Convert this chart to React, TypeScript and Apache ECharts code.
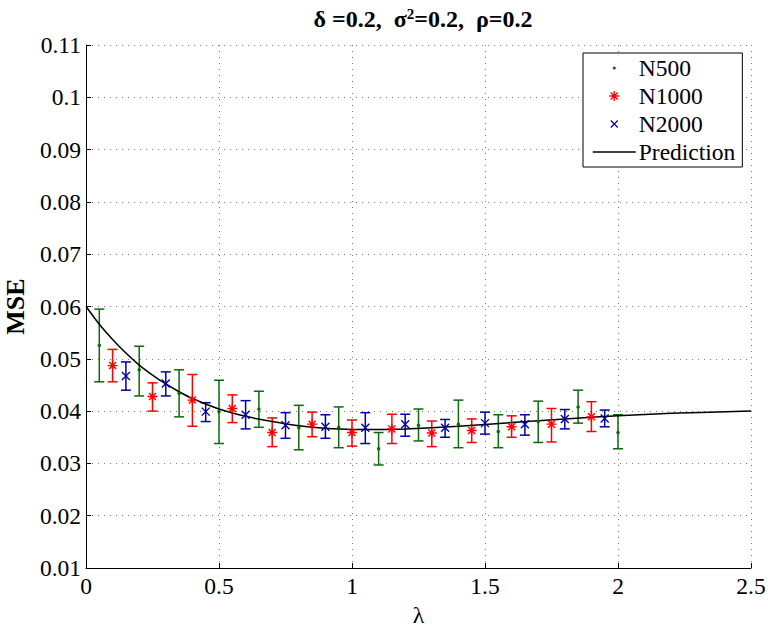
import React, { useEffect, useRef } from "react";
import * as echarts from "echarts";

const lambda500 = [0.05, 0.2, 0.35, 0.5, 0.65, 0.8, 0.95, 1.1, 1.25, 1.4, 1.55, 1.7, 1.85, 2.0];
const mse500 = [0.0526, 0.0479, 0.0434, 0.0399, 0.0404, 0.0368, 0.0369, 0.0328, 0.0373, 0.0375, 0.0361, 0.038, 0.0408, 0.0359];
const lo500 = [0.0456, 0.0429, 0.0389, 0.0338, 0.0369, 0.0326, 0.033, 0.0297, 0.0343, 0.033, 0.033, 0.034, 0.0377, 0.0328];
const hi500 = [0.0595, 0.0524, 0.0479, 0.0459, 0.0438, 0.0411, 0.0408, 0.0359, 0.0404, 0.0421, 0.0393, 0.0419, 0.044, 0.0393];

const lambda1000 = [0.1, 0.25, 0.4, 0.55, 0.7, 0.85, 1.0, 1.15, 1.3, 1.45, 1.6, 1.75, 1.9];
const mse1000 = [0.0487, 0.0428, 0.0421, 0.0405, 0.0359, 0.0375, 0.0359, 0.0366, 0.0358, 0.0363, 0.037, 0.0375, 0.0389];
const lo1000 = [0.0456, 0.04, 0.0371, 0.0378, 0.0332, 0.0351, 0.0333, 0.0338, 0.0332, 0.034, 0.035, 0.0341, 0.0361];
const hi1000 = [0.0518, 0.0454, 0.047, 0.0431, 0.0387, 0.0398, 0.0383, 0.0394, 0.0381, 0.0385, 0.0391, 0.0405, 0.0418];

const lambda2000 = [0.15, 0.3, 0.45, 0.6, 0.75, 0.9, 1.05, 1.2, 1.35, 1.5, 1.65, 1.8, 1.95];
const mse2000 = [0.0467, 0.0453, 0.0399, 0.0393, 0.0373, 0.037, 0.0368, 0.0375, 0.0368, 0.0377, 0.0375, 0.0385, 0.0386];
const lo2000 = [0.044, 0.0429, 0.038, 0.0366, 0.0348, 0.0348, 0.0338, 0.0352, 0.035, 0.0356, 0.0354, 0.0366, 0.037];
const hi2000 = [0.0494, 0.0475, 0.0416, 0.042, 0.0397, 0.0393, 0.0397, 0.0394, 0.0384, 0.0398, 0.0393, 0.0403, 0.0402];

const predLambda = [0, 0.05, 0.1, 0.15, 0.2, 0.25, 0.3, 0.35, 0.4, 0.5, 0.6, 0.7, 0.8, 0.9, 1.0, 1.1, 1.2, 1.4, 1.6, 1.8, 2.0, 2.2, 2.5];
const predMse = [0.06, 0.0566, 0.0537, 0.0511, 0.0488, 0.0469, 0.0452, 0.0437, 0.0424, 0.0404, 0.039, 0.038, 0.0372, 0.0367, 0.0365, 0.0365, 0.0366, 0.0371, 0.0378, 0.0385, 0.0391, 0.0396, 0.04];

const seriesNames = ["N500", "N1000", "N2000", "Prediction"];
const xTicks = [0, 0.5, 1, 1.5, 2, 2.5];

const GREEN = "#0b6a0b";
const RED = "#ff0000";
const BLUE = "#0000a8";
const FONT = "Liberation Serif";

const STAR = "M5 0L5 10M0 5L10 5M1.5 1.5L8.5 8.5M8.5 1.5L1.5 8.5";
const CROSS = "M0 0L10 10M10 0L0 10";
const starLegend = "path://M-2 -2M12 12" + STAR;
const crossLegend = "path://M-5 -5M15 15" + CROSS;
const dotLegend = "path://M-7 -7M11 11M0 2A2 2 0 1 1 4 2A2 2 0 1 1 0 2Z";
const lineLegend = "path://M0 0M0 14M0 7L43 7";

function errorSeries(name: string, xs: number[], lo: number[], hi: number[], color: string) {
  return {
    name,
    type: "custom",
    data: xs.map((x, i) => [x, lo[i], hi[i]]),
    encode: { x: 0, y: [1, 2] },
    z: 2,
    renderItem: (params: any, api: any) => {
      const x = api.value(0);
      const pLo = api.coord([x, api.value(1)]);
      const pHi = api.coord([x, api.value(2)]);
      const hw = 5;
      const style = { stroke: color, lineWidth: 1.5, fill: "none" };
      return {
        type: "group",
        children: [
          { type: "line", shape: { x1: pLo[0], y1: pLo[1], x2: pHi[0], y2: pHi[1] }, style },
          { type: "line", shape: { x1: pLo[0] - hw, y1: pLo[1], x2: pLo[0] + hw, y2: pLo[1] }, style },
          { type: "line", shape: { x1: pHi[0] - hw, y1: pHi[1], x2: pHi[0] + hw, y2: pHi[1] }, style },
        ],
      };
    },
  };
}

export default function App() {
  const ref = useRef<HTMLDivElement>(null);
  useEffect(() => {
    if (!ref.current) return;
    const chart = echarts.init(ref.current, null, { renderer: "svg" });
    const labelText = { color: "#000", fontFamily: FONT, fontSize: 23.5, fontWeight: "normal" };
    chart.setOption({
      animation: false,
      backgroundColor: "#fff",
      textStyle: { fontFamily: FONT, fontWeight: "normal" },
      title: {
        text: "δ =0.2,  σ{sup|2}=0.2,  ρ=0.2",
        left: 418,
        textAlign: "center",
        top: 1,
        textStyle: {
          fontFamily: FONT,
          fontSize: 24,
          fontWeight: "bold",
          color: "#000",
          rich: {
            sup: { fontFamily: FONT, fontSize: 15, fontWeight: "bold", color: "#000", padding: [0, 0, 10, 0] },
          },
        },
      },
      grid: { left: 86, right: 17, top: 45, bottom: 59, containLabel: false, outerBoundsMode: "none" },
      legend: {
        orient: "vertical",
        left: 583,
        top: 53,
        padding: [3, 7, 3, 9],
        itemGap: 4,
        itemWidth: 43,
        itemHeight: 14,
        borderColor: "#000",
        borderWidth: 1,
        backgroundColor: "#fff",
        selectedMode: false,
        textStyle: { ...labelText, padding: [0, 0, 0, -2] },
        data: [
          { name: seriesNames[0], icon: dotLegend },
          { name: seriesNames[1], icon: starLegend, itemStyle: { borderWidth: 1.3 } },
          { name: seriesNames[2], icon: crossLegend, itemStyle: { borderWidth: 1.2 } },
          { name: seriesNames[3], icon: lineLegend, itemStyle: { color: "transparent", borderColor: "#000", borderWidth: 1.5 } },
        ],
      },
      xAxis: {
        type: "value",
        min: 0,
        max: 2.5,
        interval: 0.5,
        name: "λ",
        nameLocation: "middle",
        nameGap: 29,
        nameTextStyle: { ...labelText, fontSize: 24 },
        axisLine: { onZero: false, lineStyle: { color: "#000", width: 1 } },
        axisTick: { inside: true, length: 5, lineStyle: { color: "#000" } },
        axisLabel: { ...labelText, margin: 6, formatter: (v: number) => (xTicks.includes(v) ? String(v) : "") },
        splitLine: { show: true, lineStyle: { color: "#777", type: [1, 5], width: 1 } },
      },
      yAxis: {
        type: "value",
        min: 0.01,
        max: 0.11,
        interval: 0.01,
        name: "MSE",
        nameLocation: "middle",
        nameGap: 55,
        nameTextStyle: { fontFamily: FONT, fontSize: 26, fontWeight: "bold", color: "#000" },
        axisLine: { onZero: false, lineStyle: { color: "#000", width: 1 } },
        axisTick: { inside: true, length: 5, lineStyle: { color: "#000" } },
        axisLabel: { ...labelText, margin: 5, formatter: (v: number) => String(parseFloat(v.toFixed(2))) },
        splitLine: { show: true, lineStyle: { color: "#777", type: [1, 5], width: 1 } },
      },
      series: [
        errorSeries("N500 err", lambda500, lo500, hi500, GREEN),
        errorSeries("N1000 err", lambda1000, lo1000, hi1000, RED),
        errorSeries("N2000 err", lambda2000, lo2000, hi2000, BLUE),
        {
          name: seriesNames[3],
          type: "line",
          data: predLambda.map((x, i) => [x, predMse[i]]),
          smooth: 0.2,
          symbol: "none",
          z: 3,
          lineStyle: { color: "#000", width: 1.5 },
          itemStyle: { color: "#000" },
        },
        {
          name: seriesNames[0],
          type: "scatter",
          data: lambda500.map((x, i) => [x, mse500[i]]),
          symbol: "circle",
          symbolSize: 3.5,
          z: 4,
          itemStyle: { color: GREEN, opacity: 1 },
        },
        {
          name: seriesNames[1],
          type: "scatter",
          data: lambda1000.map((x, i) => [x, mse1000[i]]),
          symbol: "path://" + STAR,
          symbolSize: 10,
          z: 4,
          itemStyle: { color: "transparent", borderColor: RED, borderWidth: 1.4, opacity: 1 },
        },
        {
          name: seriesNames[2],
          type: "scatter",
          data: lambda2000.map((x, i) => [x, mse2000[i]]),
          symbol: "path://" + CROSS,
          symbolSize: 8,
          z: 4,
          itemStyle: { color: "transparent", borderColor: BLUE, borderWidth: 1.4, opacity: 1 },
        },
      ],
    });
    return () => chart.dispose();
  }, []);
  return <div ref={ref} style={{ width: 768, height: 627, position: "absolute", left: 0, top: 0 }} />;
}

TASK DETAILS: Reproduce the data above word for word from its first line through the line that holds "0.0393, 0.0403, 0.0402];", both ends included; skip pictures.

ANSWER TO THE PROBLEM:
Convert this chart to React, TypeScript and Apache ECharts code.
import React, { useEffect, useRef } from "react";
import * as echarts from "echarts";

const lambda500 = [0.05, 0.2, 0.35, 0.5, 0.65, 0.8, 0.95, 1.1, 1.25, 1.4, 1.55, 1.7, 1.85, 2.0];
const mse500 = [0.0526, 0.0479, 0.0434, 0.0399, 0.0404, 0.0368, 0.0369, 0.0328, 0.0373, 0.0375, 0.0361, 0.038, 0.0408, 0.0359];
const lo500 = [0.0456, 0.0429, 0.0389, 0.0338, 0.0369, 0.0326, 0.033, 0.0297, 0.0343, 0.033, 0.033, 0.034, 0.0377, 0.0328];
const hi500 = [0.0595, 0.0524, 0.0479, 0.0459, 0.0438, 0.0411, 0.0408, 0.0359, 0.0404, 0.0421, 0.0393, 0.0419, 0.044, 0.0393];

const lambda1000 = [0.1, 0.25, 0.4, 0.55, 0.7, 0.85, 1.0, 1.15, 1.3, 1.45, 1.6, 1.75, 1.9];
const mse1000 = [0.0487, 0.0428, 0.0421, 0.0405, 0.0359, 0.0375, 0.0359, 0.0366, 0.0358, 0.0363, 0.037, 0.0375, 0.0389];
const lo1000 = [0.0456, 0.04, 0.0371, 0.0378, 0.0332, 0.0351, 0.0333, 0.0338, 0.0332, 0.034, 0.035, 0.0341, 0.0361];
const hi1000 = [0.0518, 0.0454, 0.047, 0.0431, 0.0387, 0.0398, 0.0383, 0.0394, 0.0381, 0.0385, 0.0391, 0.0405, 0.0418];

const lambda2000 = [0.15, 0.3, 0.45, 0.6, 0.75, 0.9, 1.05, 1.2, 1.35, 1.5, 1.65, 1.8, 1.95];
const mse2000 = [0.0467, 0.0453, 0.0399, 0.0393, 0.0373, 0.037, 0.0368, 0.0375, 0.0368, 0.0377, 0.0375, 0.0385, 0.0386];
const lo2000 = [0.044, 0.0429, 0.038, 0.0366, 0.0348, 0.0348, 0.0338, 0.0352, 0.035, 0.0356, 0.0354, 0.0366, 0.037];
const hi2000 = [0.0494, 0.0475, 0.0416, 0.042, 0.0397, 0.0393, 0.0397, 0.0394, 0.0384, 0.0398, 0.0393, 0.0403, 0.0402];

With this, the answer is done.